Figure 2.9 Viruses as biological entities. A virus cannot reproduce on its own. It requires a cell within which to replicate. This is exemplified by these Rubella virus particles (center) budding from host cell tissue (lower left and upper right) and visualized as stained material using a transmission electron microscope. Some people consider that this places viruses outside a definition of life.
Source: Reproduced with permission of Dr. Fred Murphy and Sylvia Whitfield, https://commons.wikimedia.org/wiki/File:Rubella_virus_10221_lores.jpg.
The problem with excluding viruses is that the same argument can easily be applied to other organisms that we do think are alive. What about a rabbit? Like a virus, it cannot replicate on its own. It requires another rabbit. Is a rabbit on its own dead, but only a living thing when it has found a mate? What about you? You cannot reproduce on your own. If you are single, does that make you dead? I think you'd disagree. Another example would be sterile animals, such as a mule (Figure 2.10), which cannot reproduce even if they do find a mate. Very quickly we arrive at a reductio ad absurdum and the discussion goes nowhere.

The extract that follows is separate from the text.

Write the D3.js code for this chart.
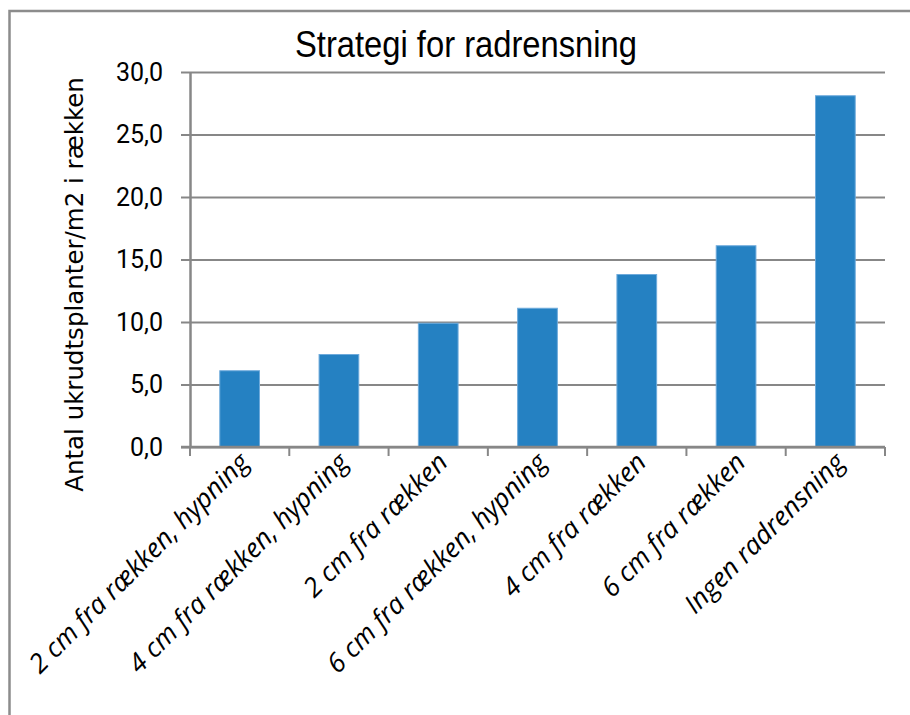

Figure 2.10 A mule is a sterile creature, which means that it cannot reproduce. If that puts it outside a definition of life that includes reproduction as a defining characteristic of life, does that mean that a mule is not life?
Source: Reproduced with permission of Sogospelman, https://commons.wikimedia.org/wiki/File:Mule_(1).jpg.
These types of deliberations can be applied to many of the other characteristics of living entities. Even with respect to evolution, we might find exceptions. If we were to show that a deep subsurface microbe did not evolve, but rather remained as an isolated population in a pocket of rock underground with no selection pressure to evolve over million-year timescales, would we therefore say that these organisms were not alive? Clearly, evolution is necessary for life to emerge on a planet or to produce a biosphere containing diverse species, but once that evolutionary experiment is underway, we could conceive of organisms that evolved very little or not at all over given periods of time.